Nine Months to Redeem Him - Page 67

Built in the 1940s on Malibu Beach, this cottage was squat and ugly compared to the three-story glass mansions around it. When Edward saw it, he almost told her to drive on.

“Wait,” I’d said, putting my hand on his arm. Something about the tiny, rickety house had reminded me of my family home in Pasadena, where I’d lived when I was a very young child, before my father had died.

When he saw my face, Edward was suddenly willing to overlook the house’s flaws. Good thing, because there were so many. No air conditioning. The kitchen was ridiculously tiny and last remodeled in 1972. The wooden floorboards creaked, the dust was thick and the furniture was covered with white sheets. When I pulled the sheet off the baby grand piano, a dust cloud kicked up and made us all cough, even the estate agent.

“I shouldn’t have brought you here,” she said apologetically.

“No,” I’d whispered. “I love it.”

“We’ll take it,” Edward said.

But where was he now? I went heavily up the creaking stairs to the second floor. I’d been up here only once before, when we’d toured the house with the estate agent. It was just a small attic bedroom with slanted ceilings, and a tiny balcony overlooking the ocean.

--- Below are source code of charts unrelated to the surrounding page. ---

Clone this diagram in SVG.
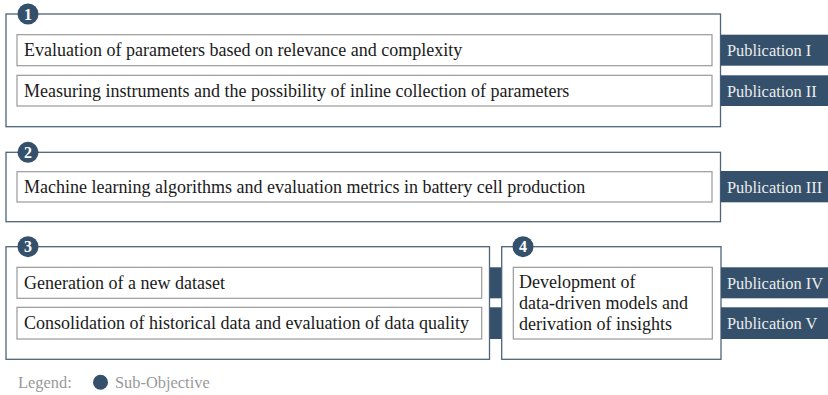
<svg xmlns="http://www.w3.org/2000/svg" width="828" height="395" viewBox="0 0 828 395">
<style>
.outer{fill:#fff;stroke:#4d6479;stroke-width:1.3}
.inner{fill:#fff;stroke:#9a9a9a;stroke-width:1.2}
.pub{fill:#34506b}
.bar{fill:#34506b}
.t{font-family:"Liberation Serif","Times New Roman",serif;font-size:18px;fill:#1a1a1a}
.pt{font-family:"Liberation Serif","Times New Roman",serif;font-size:16.4px;fill:#ececec}
.badge{fill:#34506b}
.bt{font-family:"Liberation Serif","Times New Roman",serif;font-size:16px;font-weight:bold;fill:#fff;text-anchor:middle}
.lg{font-family:"Liberation Serif","Times New Roman",serif;font-size:16.4px;fill:#999}
</style>
<g id="connectors">
<rect class="bar" x="489" y="267.3" width="13" height="31"/>
<rect class="bar" x="489" y="307.3" width="13" height="31.7"/>
</g>
<g id="obj1">
<rect class="outer" x="6" y="14" width="714.5" height="112.7"/>
<circle class="badge" cx="28" cy="14" r="10.5"/>
<text class="bt" x="28" y="19.5">1</text>
</g>
<g id="item1a">
<rect class="inner" x="17" y="34.7" width="695" height="31"/>
<text class="t" x="24" y="56.3">Evaluation of parameters based on relevance and complexity</text>
</g>
<g id="item1b">
<rect class="inner" x="17" y="75.3" width="695" height="30.7"/>
<text class="t" x="24" y="96.8">Measuring instruments and the possibility of inline collection of parameters</text>
</g>
<g id="pub1">
<rect class="pub" x="720.7" y="34.7" width="107.3" height="31"/>
<text class="pt" x="727" y="56.3">Publication I</text>
</g>
<g id="pub2">
<rect class="pub" x="720.7" y="75.3" width="107.3" height="30.7"/>
<text class="pt" x="727" y="96.8">Publication II</text>
</g>
<g id="obj2">
<rect class="outer" x="6" y="152.3" width="714.5" height="69.4"/>
<circle class="badge" cx="28" cy="152.3" r="10.5"/>
<text class="bt" x="28" y="157.8">2</text>
</g>
<g id="item2">
<rect class="inner" x="17" y="171.7" width="695" height="30.3"/>
<text class="t" x="24" y="193">Machine learning algorithms and evaluation metrics in battery cell production</text>
</g>
<g id="pub3">
<rect class="pub" x="720.7" y="171" width="107.3" height="31.3"/>
<text class="pt" x="727" y="193">Publication III</text>
</g>
<g id="obj3">
<rect class="outer" x="6" y="246.7" width="483.5" height="112.6"/>
<circle class="badge" cx="28" cy="246.7" r="10.5"/>
<text class="bt" x="28" y="252.2">3</text>
</g>
<g id="item3a">
<rect class="inner" x="17" y="267.3" width="464.7" height="31"/>
<text class="t" x="24" y="289">Generation of a new dataset</text>
</g>
<g id="item3b">
<rect class="inner" x="17" y="307.3" width="464.7" height="31.7"/>
<text class="t" x="24" y="329.3">Consolidation of historical data and evaluation of data quality</text>
</g>
<g id="obj4">
<rect class="outer" x="501.7" y="246.7" width="219.3" height="112.6"/>
<circle class="badge" cx="523" cy="246.7" r="10.5"/>
<text class="bt" x="523" y="252.2">4</text>
</g>
<g id="item4">
<rect class="inner" x="513.3" y="267.3" width="199" height="71.7"/>
<text class="t" x="519" y="288.3">Development of</text>
<text class="t" x="519" y="309.3">data-driven models and</text>
<text class="t" x="519" y="330.3">derivation of insights</text>
</g>
<g id="pub4">
<rect class="pub" x="721" y="267.3" width="107" height="31"/>
<text class="pt" x="727" y="289">Publication IV</text>
</g>
<g id="pub5">
<rect class="pub" x="721" y="307.3" width="107" height="31.7"/>
<text class="pt" x="727" y="329.3">Publication V</text>
</g>
<g id="legend">
<text class="lg" x="18" y="387.5">Legend:</text>
<circle class="badge" cx="100.5" cy="382.3" r="7.5"/>
<text class="lg" x="115" y="387.5">Sub-Objective</text>
</g>
</svg>
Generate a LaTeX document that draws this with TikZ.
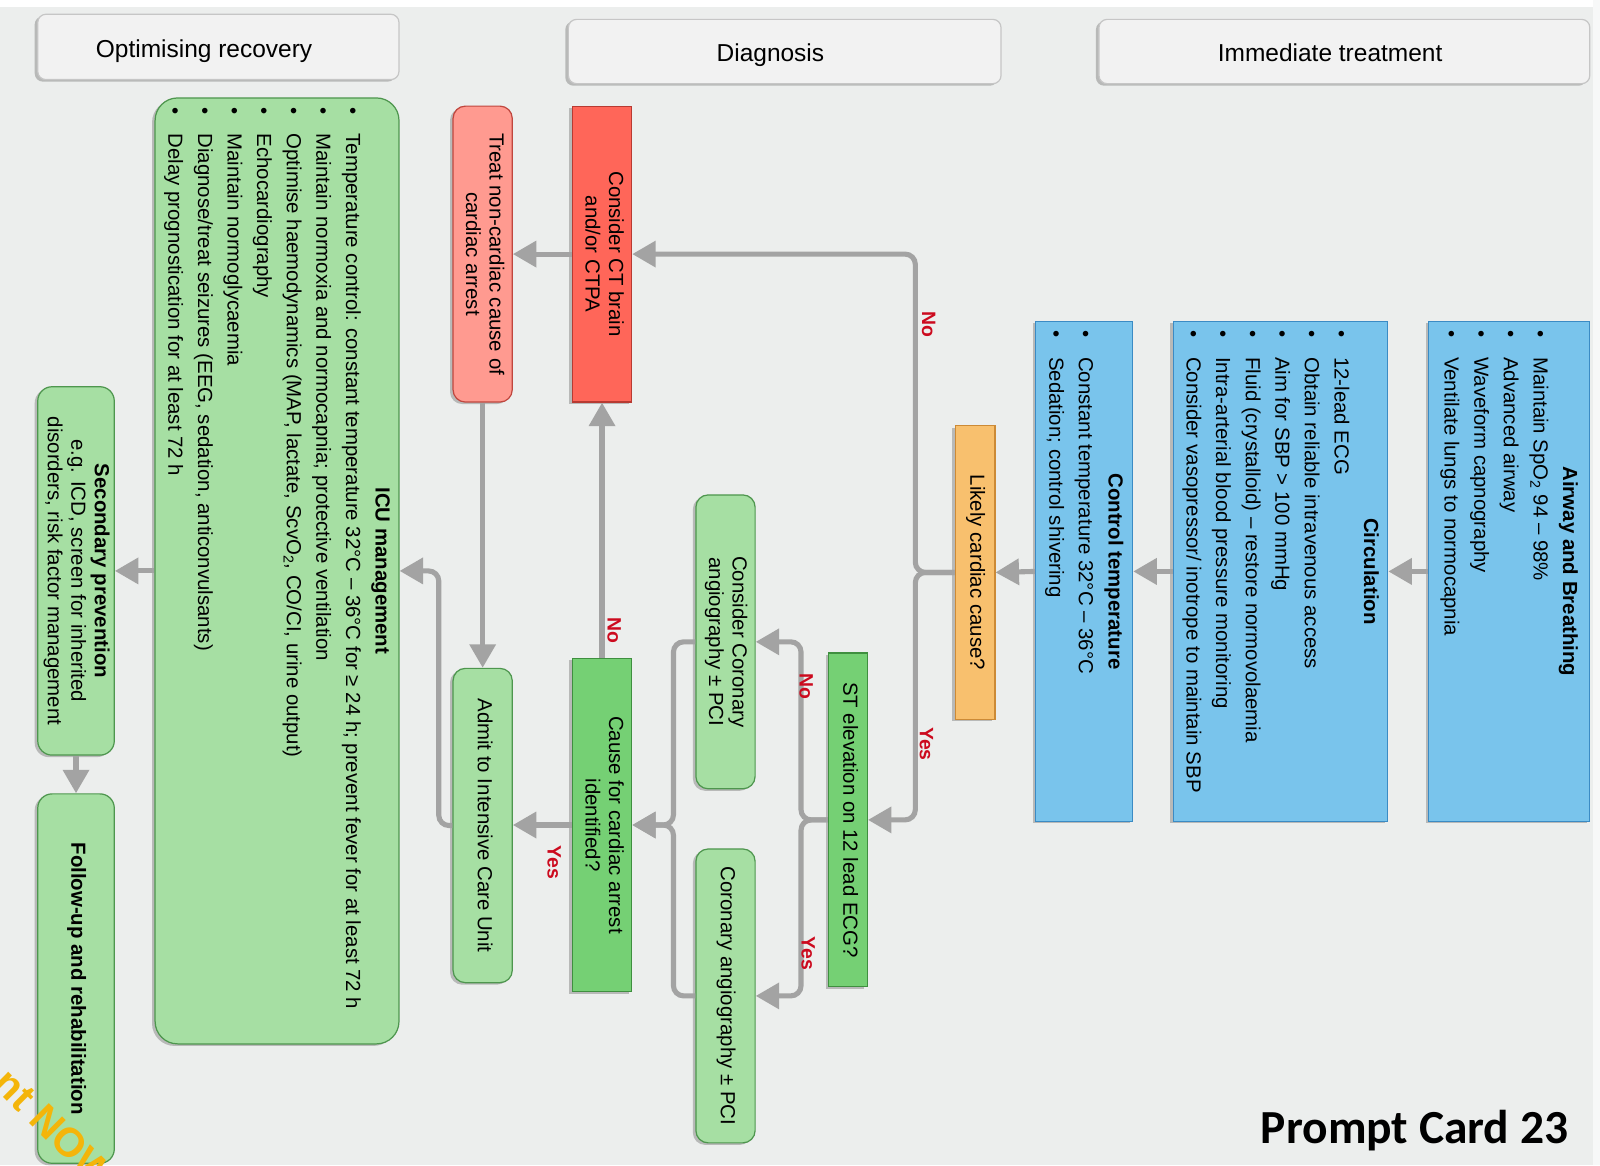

As I reached the top of the stairs, the bedroom was in shadow. I saw only the brilliant slash of orange and persimmon to the west as the red ball of the sun fell like fire into the sea.

Then I saw Edward, sitting on the bed.


And then...

I sucked in my breath.

Hundreds of rose petals in a multitude of colors had been scattered across the bed and floor, illuminated by tapered white candles on the nightstands and handmade shelves. When Edward saw me standing in the doorway, in my sundress and casual ponytail, he rose from the bed. His chest and feet were bare. He wore only snug jeans that showed off his tanned skin, and the shape of his well-muscled legs. Stepping toward me, he smiled.

“I’ve been waiting for you.”

“I can see that,” I whispered, knowing I was in trouble. Knowing I should run.

He lifted a long-stemmed red rose from a nearby vase. Leaning forward, he stroked the softest part of the rose against my cheek. “I know your secret.”

I blinked. “My...my secret?”

Leaning back, he gave me a lazily sensual smile. “How you tried to resist me. And failed.”

“I haven’t. I haven’t agreed to marriage or fallen into bed with you. Not yet,” I choked out. Then blushed when I realized the insinuation was that I soon would.

His smile lifted to a grin. He nodded toward a pile of books in a box in a corner of the room. “I just got that box this afternoon from Mrs. MacWhirter. It seems you left something, buried in your bedroom closet at Penryth Hall.

I looked down at the open box. Sitting on top was the faded dust jacket of the fine manual written by Mrs. Warreldy-Gribbley, Private Nursing: How to Care for a Patient in His Home Whilst Maintaining Professional Distance and Avoiding Immoral Advances from Your Employer.

“Oh,” I said lamely, looking back at Edward with my cheeks on fire.

He gave a low laugh. “Didn’t do you much good, did it?”

Biting my lip, I shook my head.

Tilting his head, he looked at me wickedly. “What do you think Mrs. Warreldy-Gribbley would say if she saw you now?”

I looked down at my hugely pregnant belly, which strained the knit fabric of my sundress. “I’m not sure she’d have the words.”

“I think...” He ran his fingertips lightly over my bare shoulder, turning me to face him. “She’d tell you to marry me.”

A tremble went through my body. My bare shoulder pulsed heat from the place when he touched me.

Scowling, I glared at him. “Do you always get your own way?”